The devoted widow could not bear to execute this instruction to the letter — it would have entailed the destruction of what was for her a most precious memento — but she respected her husband’s will in its essential aspect: she never disclosed these uncorrected fragments to the reading public. After her death in 1991, Dmitri Nabokov, only son of the extraordinary couple, became sole custodian of the Nabokov literary estate. Eighteen years later, after having done “a great deal of thinking” (described in a convoluted and obscure paragraph in his introduction), he finally decided to have them published in the present form as The Original of Laura: A Novel in Fragments: a large, luxurious volume presenting, on 138 cardboard pages printed on only one side, detachable facsimile reproductions of the 138 filing cards; each card occupies the upper half of a page, with its contents reproduced in printed form on the lower half.

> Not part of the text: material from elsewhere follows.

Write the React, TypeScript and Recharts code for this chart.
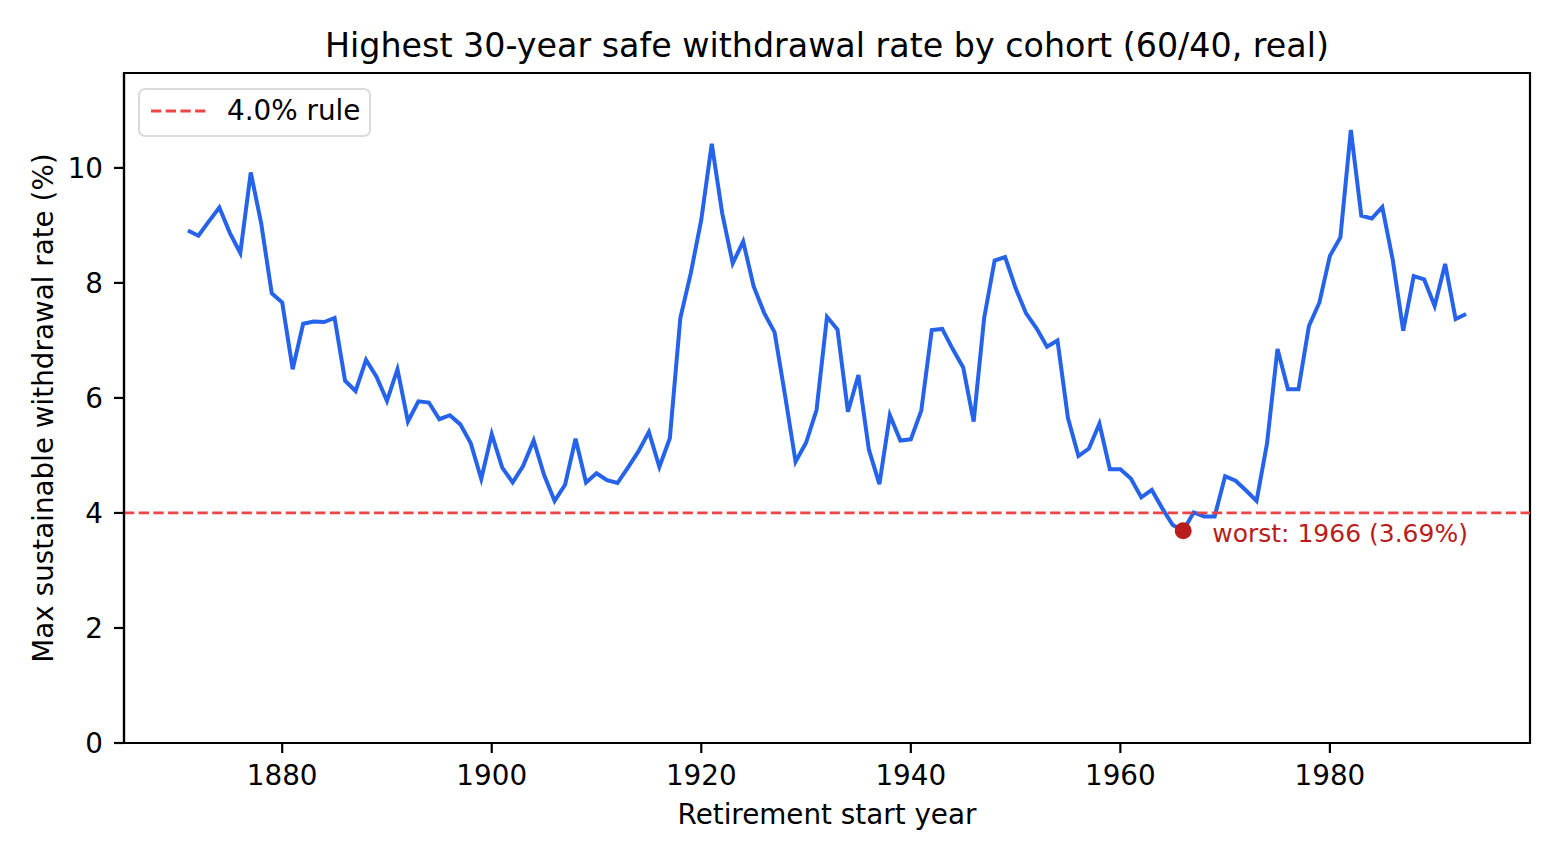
import React from 'react';
import { LineChart, Line, XAxis, YAxis, ReferenceLine, ReferenceDot, ReferenceArea, Label } from 'recharts';

const START_YEAR = 1871;

// max sustainable withdrawal rate (%) per cohort, 1871..1993
const RATES = [
    8.91, 8.82, 9.07, 9.31, 8.87, 8.52, 9.92, 9.03, 7.82, // 1871-1879
    7.66, 6.50, 7.29, 7.33, 7.32, 7.39, 6.30, 6.12, 6.66, 6.37, // 1880s
    5.95, 6.50, 5.59, 5.94, 5.92, 5.63, 5.70, 5.54, 5.21, 4.59, // 1890s
    5.37, 4.79, 4.53, 4.82, 5.26, 4.66, 4.21, 4.49, 5.29, 4.53, // 1900s
    4.69, 4.57, 4.52, 4.79, 5.07, 5.41, 4.80, 5.30, 7.39, 8.17, // 1910s
    9.10, 10.42, 9.21, 8.34, 8.72, 7.94, 7.48, 7.14, 6.04, 4.89, // 1920s
    5.22, 5.79, 7.41, 7.19, 5.76, 6.40, 5.10, 4.50, 5.70, 5.26, // 1930s
    5.28, 5.78, 7.18, 7.20, 6.85, 6.53, 5.59, 7.39, 8.39, 8.45, // 1940s
    7.91, 7.47, 7.21, 6.89, 7.00, 5.65, 4.99, 5.12, 5.55, 4.76, // 1950s
    4.76, 4.60, 4.27, 4.40, 4.08, 3.79, 3.69, 4.01, 3.94, 3.94, // 1960s
    4.64, 4.56, 4.39, 4.21, 5.21, 6.85, 6.15, 6.15, 7.25, 7.66, // 1970s
    8.47, 8.79, 10.66, 9.17, 9.12, 9.32, 8.40, 7.17, 8.12, 8.06, // 1980s
    7.60, 8.33, 7.37, 7.46, // 1990-1993
];

const X_TICKS = [1880, 1900, 1920, 1940, 1960, 1980];
const Y_TICKS = [0, 2, 4, 6, 8, 10];
const X_DOMAIN: [number, number] = [1864.9, 1999.1];
const Y_DOMAIN: [number, number] = [0, 11.65];

const RULE_RATE = 4.0;
const WORST_YEAR = 1966;
const WORST_RATE = 3.69;

const data = RATES.map((rate, i) => ({ year: START_YEAR + i, rate }));

const FONT = '"DejaVu Sans", sans-serif';

const WorstMarker: React.FC<any> = ({ cx, cy }) => (
    <g>
        <circle cx={cx} cy={cy} r={8.5} fill="#b91c1c" />
        <text x={cx + 29} y={cy + 11} fill="#b91c1c" fontSize={25} fontFamily={FONT}>
            {`worst: ${WORST_YEAR} (${WORST_RATE.toFixed(2)}%)`}
        </text>
    </g>
);

const XTitle: React.FC<any> = ({ viewBox }) => (
    <text x={viewBox.x + viewBox.width / 2} y={viewBox.y + 81} textAnchor="middle" fontSize={27.8} fill="#000" fontFamily={FONT}>
        Retirement start year
    </text>
);

const YTitle: React.FC<any> = ({ viewBox }) => {
    const cx = viewBox.x + 19;
    const cy = viewBox.y + viewBox.height / 2;
    return (
        <text x={cx} y={cy} dy="0.36em" transform={`rotate(-90 ${cx} ${cy})`} textAnchor="middle" fontSize={27.8} fill="#000" fontFamily={FONT}>
            Max sustainable withdrawal rate (%)
        </text>
    );
};

const App: React.FC = () => {
    return (
        <div style={{ position: 'absolute', left: 0, top: 0, width: 1560, height: 860, background: '#fff', fontFamily: FONT }}>
            <div style={{ position: 'absolute', left: 124, top: 26, width: 1406, textAlign: 'center', fontSize: 33.3, lineHeight: '40px', color: '#000' }}>
                Highest 30-year safe withdrawal rate by cohort (60/40, real)
            </div>
            <LineChart width={1560} height={860} data={data} margin={{ top: 73, right: 30, left: 24, bottom: 27 }}>
                <ReferenceArea x1={X_DOMAIN[0]} x2={X_DOMAIN[1]} y1={Y_DOMAIN[0]} y2={Y_DOMAIN[1]} fill="none" fillOpacity={0} stroke="#000" strokeWidth={2.2} ifOverflow="extendDomain" />
                <XAxis
                    dataKey="year"
                    type="number"
                    domain={X_DOMAIN}
                    allowDataOverflow
                    ticks={X_TICKS}
                    height={90}
                    tickSize={10}
                    tickMargin={12}
                    axisLine={{ stroke: '#000', strokeWidth: 2.2 }}
                    tickLine={{ stroke: '#000', strokeWidth: 2.2 }}
                    tick={{ fill: '#000', fontSize: 27.8, fontFamily: FONT }}
                >
                    <Label content={<XTitle />} />
                </XAxis>
                <YAxis
                    type="number"
                    domain={Y_DOMAIN}
                    allowDataOverflow
                    ticks={Y_TICKS}
                    width={100}
                    tickSize={10}
                    tickMargin={11}
                    axisLine={{ stroke: '#000', strokeWidth: 2.2 }}
                    tickLine={{ stroke: '#000', strokeWidth: 2.2 }}
                    tick={{ fill: '#000', fontSize: 27.8, fontFamily: FONT }}
                >
                    <Label content={<YTitle />} />
                </YAxis>
                <Line type="linear" dataKey="rate" stroke="#2563eb" strokeWidth={4} dot={false} isAnimationActive={false} />
                <ReferenceLine y={RULE_RATE} stroke="#ef4444" strokeWidth={2.8} strokeDasharray="10.3 4.4" />
                <ReferenceDot x={WORST_YEAR} y={WORST_RATE} shape={<WorstMarker />} />
            </LineChart>
            <div style={{ position: 'absolute', left: 138, top: 88, width: 233, height: 49, boxSizing: 'border-box', border: '2px solid #dadada', borderRadius: 7, background: '#fff' }}>
                <svg width={60} height={45} style={{ position: 'absolute', left: 10, top: 0 }}>
                    <line x1={1} y1={21} x2={56} y2={21} stroke="#ef4444" strokeWidth={2.8} strokeDasharray="10.3 4.4" />
                </svg>
                <div style={{ position: 'absolute', left: 87, top: 4, fontSize: 27.8, lineHeight: '34px', color: '#000' }}>
                    {`${RULE_RATE.toFixed(1)}% rule`}
                </div>
            </div>
        </div>
    );
};

export default App;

If the reader so wishes, he can detach any card (or all of them) by simply pressing along the frame. Then, having the cards in hand, he becomes free to shuffle or re-arrange them in whatever order he deems to be closer to Nabokov’s original design (or finds more pleasing to his own personal taste). Without its cards, the book, now hollowed out, can be shelved back in your library: its outer aspect remains unchanged, yet it now conceals a cavity in which you can conveniently store your last will, your house keys, a small flask of old Calvados or your wife’s favourite earrings.